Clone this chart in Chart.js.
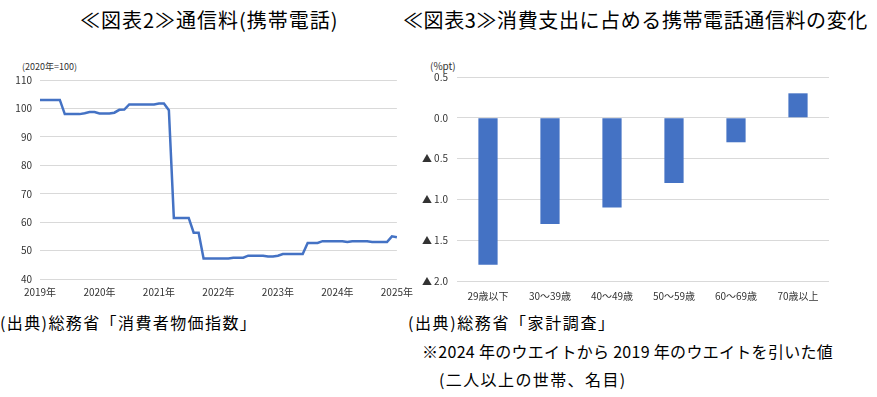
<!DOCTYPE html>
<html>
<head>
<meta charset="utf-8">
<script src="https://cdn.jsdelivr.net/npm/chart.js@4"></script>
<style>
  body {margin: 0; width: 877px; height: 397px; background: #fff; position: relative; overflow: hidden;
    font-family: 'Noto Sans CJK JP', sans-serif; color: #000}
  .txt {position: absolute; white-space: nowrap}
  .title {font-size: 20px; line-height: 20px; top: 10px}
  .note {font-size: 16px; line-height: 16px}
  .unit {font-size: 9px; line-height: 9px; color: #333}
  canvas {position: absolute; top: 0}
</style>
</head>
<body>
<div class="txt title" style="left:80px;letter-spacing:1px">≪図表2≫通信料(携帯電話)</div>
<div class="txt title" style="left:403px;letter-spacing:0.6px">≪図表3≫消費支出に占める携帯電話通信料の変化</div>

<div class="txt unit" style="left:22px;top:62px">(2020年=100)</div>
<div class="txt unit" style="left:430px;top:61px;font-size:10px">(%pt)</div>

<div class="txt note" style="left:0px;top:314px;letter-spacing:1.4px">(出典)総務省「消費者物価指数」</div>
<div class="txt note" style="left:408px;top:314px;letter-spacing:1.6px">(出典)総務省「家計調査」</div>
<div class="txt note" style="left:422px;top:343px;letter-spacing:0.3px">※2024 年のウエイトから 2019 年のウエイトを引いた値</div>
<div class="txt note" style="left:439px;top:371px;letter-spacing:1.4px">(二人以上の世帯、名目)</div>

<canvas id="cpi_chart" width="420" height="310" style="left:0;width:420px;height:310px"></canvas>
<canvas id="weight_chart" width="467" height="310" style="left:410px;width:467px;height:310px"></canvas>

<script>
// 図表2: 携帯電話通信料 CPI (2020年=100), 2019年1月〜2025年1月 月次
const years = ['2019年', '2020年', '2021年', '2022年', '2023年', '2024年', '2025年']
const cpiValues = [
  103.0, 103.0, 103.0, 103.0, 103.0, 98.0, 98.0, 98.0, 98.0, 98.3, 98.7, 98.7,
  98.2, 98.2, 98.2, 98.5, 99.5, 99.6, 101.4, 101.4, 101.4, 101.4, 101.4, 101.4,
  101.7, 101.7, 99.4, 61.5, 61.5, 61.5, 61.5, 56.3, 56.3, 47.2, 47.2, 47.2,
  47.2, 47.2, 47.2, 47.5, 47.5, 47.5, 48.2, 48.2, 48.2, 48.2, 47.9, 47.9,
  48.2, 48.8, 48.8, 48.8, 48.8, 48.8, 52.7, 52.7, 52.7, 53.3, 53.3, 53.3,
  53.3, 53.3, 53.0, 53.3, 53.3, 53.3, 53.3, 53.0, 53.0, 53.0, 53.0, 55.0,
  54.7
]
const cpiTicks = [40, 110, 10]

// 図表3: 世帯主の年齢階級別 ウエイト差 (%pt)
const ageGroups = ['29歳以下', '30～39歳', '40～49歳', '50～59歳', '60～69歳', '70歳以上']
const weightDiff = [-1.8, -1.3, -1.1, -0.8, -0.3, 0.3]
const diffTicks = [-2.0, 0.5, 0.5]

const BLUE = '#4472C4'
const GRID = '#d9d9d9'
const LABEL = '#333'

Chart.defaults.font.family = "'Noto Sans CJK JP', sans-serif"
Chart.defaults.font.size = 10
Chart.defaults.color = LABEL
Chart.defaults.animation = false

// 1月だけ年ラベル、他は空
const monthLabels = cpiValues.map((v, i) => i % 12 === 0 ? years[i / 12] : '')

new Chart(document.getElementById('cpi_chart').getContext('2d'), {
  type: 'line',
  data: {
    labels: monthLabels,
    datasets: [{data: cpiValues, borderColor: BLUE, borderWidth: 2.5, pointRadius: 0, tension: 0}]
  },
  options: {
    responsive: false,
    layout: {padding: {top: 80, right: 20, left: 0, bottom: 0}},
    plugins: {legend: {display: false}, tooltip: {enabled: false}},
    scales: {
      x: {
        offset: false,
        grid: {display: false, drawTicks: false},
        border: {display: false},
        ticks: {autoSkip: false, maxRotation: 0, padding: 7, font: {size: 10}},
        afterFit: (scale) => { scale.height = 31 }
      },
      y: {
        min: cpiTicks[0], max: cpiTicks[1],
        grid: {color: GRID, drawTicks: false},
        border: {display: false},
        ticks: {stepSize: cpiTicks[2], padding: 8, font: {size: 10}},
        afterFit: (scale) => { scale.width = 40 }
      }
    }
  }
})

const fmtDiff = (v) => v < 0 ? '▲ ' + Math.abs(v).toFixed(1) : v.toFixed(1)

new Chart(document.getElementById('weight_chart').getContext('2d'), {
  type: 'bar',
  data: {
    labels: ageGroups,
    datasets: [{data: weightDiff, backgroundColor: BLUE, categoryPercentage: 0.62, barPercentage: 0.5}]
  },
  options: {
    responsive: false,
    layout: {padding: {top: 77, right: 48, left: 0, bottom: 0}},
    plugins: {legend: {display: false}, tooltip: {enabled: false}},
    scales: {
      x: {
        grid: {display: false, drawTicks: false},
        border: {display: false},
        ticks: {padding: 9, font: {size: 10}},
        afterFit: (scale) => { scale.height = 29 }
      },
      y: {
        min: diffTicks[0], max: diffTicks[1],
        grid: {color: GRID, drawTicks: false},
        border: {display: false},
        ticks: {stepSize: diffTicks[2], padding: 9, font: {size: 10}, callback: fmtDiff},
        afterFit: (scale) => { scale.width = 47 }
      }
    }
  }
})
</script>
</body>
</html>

To do
Copy every line of the data word for word, omitting the images.

Problem solution
Clone this chart in Chart.js.
<!DOCTYPE html>
<html>
<head>
<meta charset="utf-8">
<script src="https://cdn.jsdelivr.net/npm/chart.js@4"></script>
<style>
  body {margin: 0; width: 877px; height: 397px; background: #fff; position: relative; overflow: hidden;
    font-family: 'Noto Sans CJK JP', sans-serif; color: #000}
  .txt {position: absolute; white-space: nowrap}
  .title {font-size: 20px; line-height: 20px; top: 10px}
  .note {font-size: 16px; line-height: 16px}
  .unit {font-size: 9px; line-height: 9px; color: #333}
  canvas {position: absolute; top: 0}
</style>
</head>
<body>
<div class="txt title" style="left:80px;letter-spacing:1px">≪図表2≫通信料(携帯電話)</div>
<div class="txt title" style="left:403px;letter-spacing:0.6px">≪図表3≫消費支出に占める携帯電話通信料の変化</div>

<div class="txt unit" style="left:22px;top:62px">(2020年=100)</div>
<div class="txt unit" style="left:430px;top:61px;font-size:10px">(%pt)</div>

<div class="txt note" style="left:0px;top:314px;letter-spacing:1.4px">(出典)総務省「消費者物価指数」</div>
<div class="txt note" style="left:408px;top:314px;letter-spacing:1.6px">(出典)総務省「家計調査」</div>
<div class="txt note" style="left:422px;top:343px;letter-spacing:0.3px">※2024 年のウエイトから 2019 年のウエイトを引いた値</div>
<div class="txt note" style="left:439px;top:371px;letter-spacing:1.4px">(二人以上の世帯、名目)</div>

<canvas id="cpi_chart" width="420" height="310" style="left:0;width:420px;height:310px"></canvas>
<canvas id="weight_chart" width="467" height="310" style="left:410px;width:467px;height:310px"></canvas>

<script>
// 図表2: 携帯電話通信料 CPI (2020年=100), 2019年1月〜2025年1月 月次
const years = ['2019年', '2020年', '2021年', '2022年', '2023年', '2024年', '2025年']
const cpiValues = [
  103.0, 103.0, 103.0, 103.0, 103.0, 98.0, 98.0, 98.0, 98.0, 98.3, 98.7, 98.7,
  98.2, 98.2, 98.2, 98.5, 99.5, 99.6, 101.4, 101.4, 101.4, 101.4, 101.4, 101.4,
  101.7, 101.7, 99.4, 61.5, 61.5, 61.5, 61.5, 56.3, 56.3, 47.2, 47.2, 47.2,
  47.2, 47.2, 47.2, 47.5, 47.5, 47.5, 48.2, 48.2, 48.2, 48.2, 47.9, 47.9,
  48.2, 48.8, 48.8, 48.8, 48.8, 48.8, 52.7, 52.7, 52.7, 53.3, 53.3, 53.3,
  53.3, 53.3, 53.0, 53.3, 53.3, 53.3, 53.3, 53.0, 53.0, 53.0, 53.0, 55.0,
  54.7
]
const cpiTicks = [40, 110, 10]

// 図表3: 世帯主の年齢階級別 ウエイト差 (%pt)
const ageGroups = ['29歳以下', '30～39歳', '40～49歳', '50～59歳', '60～69歳', '70歳以上']
const weightDiff = [-1.8, -1.3, -1.1, -0.8, -0.3, 0.3]
const diffTicks = [-2.0, 0.5, 0.5]

const BLUE = '#4472C4'
const GRID = '#d9d9d9'
const LABEL = '#333'

Chart.defaults.font.family = "'Noto Sans CJK JP', sans-serif"
Chart.defaults.font.size = 10
Chart.defaults.color = LABEL
Chart.defaults.animation = false

// 1月だけ年ラベル、他は空
const monthLabels = cpiValues.map((v, i) => i % 12 === 0 ? years[i / 12] : '')

new Chart(document.getElementById('cpi_chart').getContext('2d'), {
  type: 'line',
  data: {
    labels: monthLabels,
    datasets: [{data: cpiValues, borderColor: BLUE, borderWidth: 2.5, pointRadius: 0, tension: 0}]
  },
  options: {
    responsive: false,
    layout: {padding: {top: 80, right: 20, left: 0, bottom: 0}},
    plugins: {legend: {display: false}, tooltip: {enabled: false}},
    scales: {
      x: {
        offset: false,
        grid: {display: false, drawTicks: false},
        border: {display: false},
        ticks: {autoSkip: false, maxRotation: 0, padding: 7, font: {size: 10}},
        afterFit: (scale) => { scale.height = 31 }
      },
      y: {
        min: cpiTicks[0], max: cpiTicks[1],
        grid: {color: GRID, drawTicks: false},
        border: {display: false},
        ticks: {stepSize: cpiTicks[2], padding: 8, font: {size: 10}},
        afterFit: (scale) => { scale.width = 40 }
      }
    }
  }
})

const fmtDiff = (v) => v < 0 ? '▲ ' + Math.abs(v).toFixed(1) : v.toFixed(1)

new Chart(document.getElementById('weight_chart').getContext('2d'), {
  type: 'bar',
  data: {
    labels: ageGroups,
    datasets: [{data: weightDiff, backgroundColor: BLUE, categoryPercentage: 0.62, barPercentage: 0.5}]
  },
  options: {
    responsive: false,
    layout: {padding: {top: 77, right: 48, left: 0, bottom: 0}},
    plugins: {legend: {display: false}, tooltip: {enabled: false}},
    scales: {
      x: {
        grid: {display: false, drawTicks: false},
        border: {display: false},
        ticks: {padding: 9, font: {size: 10}},
        afterFit: (scale) => { scale.height = 29 }
      },
      y: {
        min: diffTicks[0], max: diffTicks[1],
        grid: {color: GRID, drawTicks: false},
        border: {display: false},
        ticks: {stepSize: diffTicks[2], padding: 9, font: {size: 10}, callback: fmtDiff},
        afterFit: (scale) => { scale.width = 47 }
      }
    }
  }
})
</script>
</body>
</html>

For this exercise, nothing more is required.